*Stated task*
Copy out the listing in full, exactly as written, but not its pictures.
++++ Available data ++++
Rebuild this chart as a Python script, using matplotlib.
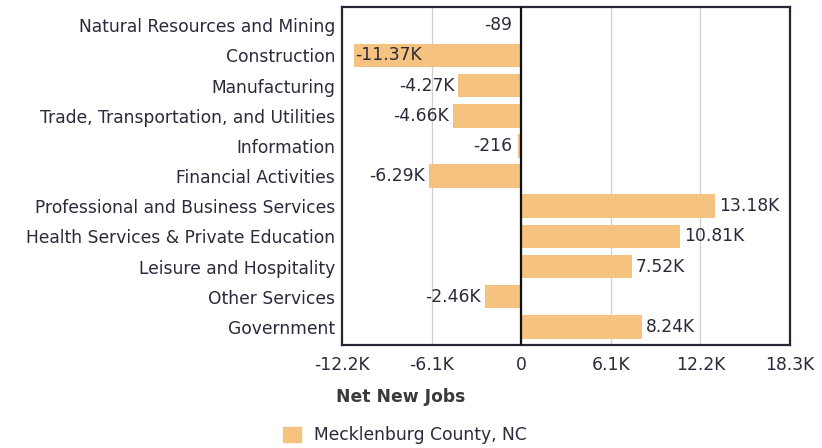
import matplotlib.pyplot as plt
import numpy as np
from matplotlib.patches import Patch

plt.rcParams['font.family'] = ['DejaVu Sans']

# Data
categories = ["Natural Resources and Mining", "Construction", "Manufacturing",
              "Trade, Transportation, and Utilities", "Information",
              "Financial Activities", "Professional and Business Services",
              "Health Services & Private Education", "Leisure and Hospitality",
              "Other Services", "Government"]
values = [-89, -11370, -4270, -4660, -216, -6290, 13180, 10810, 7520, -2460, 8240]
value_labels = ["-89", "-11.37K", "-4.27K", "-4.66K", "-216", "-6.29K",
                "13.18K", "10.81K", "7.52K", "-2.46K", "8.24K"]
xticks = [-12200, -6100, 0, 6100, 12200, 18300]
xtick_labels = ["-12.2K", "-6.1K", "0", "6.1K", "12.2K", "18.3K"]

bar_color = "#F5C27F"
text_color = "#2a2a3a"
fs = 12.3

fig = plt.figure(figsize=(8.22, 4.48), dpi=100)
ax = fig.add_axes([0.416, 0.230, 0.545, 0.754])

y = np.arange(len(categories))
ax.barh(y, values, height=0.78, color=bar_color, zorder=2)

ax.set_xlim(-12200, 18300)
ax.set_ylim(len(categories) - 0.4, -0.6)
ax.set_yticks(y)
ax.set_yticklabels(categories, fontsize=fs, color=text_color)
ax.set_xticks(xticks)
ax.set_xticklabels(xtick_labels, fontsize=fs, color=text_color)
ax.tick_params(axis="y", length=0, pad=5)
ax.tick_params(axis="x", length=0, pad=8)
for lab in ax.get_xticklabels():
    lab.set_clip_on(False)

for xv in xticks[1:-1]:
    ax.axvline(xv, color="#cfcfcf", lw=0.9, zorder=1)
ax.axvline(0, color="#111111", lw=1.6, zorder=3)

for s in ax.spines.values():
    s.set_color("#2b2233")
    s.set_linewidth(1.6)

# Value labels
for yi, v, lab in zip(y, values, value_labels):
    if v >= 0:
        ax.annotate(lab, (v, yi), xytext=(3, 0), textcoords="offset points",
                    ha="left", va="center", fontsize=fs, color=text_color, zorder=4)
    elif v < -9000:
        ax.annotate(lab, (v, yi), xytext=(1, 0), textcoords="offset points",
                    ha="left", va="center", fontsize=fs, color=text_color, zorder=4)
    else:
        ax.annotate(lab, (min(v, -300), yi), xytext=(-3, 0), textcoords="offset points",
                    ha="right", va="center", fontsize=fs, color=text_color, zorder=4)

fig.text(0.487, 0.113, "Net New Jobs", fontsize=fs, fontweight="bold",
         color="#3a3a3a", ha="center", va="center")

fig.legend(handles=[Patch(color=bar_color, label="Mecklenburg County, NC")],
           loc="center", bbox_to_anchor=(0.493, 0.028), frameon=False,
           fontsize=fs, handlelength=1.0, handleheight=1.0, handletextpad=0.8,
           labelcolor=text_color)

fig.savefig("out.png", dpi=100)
++++
*Answer to this exercise*
Rebuild this chart as a Python script, using matplotlib.
import matplotlib.pyplot as plt
import numpy as np
from matplotlib.patches import Patch

plt.rcParams['font.family'] = ['DejaVu Sans']

# Data
categories = ["Natural Resources and Mining", "Construction", "Manufacturing",
              "Trade, Transportation, and Utilities", "Information",
              "Financial Activities", "Professional and Business Services",
              "Health Services & Private Education", "Leisure and Hospitality",
              "Other Services", "Government"]
values = [-89, -11370, -4270, -4660, -216, -6290, 13180, 10810, 7520, -2460, 8240]
value_labels = ["-89", "-11.37K", "-4.27K", "-4.66K", "-216", "-6.29K",
                "13.18K", "10.81K", "7.52K", "-2.46K", "8.24K"]
xticks = [-12200, -6100, 0, 6100, 12200, 18300]
xtick_labels = ["-12.2K", "-6.1K", "0", "6.1K", "12.2K", "18.3K"]

bar_color = "#F5C27F"
text_color = "#2a2a3a"
fs = 12.3

fig = plt.figure(figsize=(8.22, 4.48), dpi=100)
ax = fig.add_axes([0.416, 0.230, 0.545, 0.754])

y = np.arange(len(categories))
ax.barh(y, values, height=0.78, color=bar_color, zorder=2)

ax.set_xlim(-12200, 18300)
ax.set_ylim(len(categories) - 0.4, -0.6)
ax.set_yticks(y)
ax.set_yticklabels(categories, fontsize=fs, color=text_color)
ax.set_xticks(xticks)
ax.set_xticklabels(xtick_labels, fontsize=fs, color=text_color)
ax.tick_params(axis="y", length=0, pad=5)
ax.tick_params(axis="x", length=0, pad=8)
for lab in ax.get_xticklabels():
    lab.set_clip_on(False)

for xv in xticks[1:-1]:
    ax.axvline(xv, color="#cfcfcf", lw=0.9, zorder=1)
ax.axvline(0, color="#111111", lw=1.6, zorder=3)

for s in ax.spines.values():
    s.set_color("#2b2233")
    s.set_linewidth(1.6)

# Value labels
for yi, v, lab in zip(y, values, value_labels):
    if v >= 0:
        ax.annotate(lab, (v, yi), xytext=(3, 0), textcoords="offset points",
                    ha="left", va="center", fontsize=fs, color=text_color, zorder=4)
    elif v < -9000:
        ax.annotate(lab, (v, yi), xytext=(1, 0), textcoords="offset points",
                    ha="left", va="center", fontsize=fs, color=text_color, zorder=4)
    else:
        ax.annotate(lab, (min(v, -300), yi), xytext=(-3, 0), textcoords="offset points",
                    ha="right", va="center", fontsize=fs, color=text_color, zorder=4)

fig.text(0.487, 0.113, "Net New Jobs", fontsize=fs, fontweight="bold",
         color="#3a3a3a", ha="center", va="center")

fig.legend(handles=[Patch(color=bar_color, label="Mecklenburg County, NC")],
           loc="center", bbox_to_anchor=(0.493, 0.028), frameon=False,
           fontsize=fs, handlelength=1.0, handleheight=1.0, handletextpad=0.8,
           labelcolor=text_color)

fig.savefig("out.png", dpi=100)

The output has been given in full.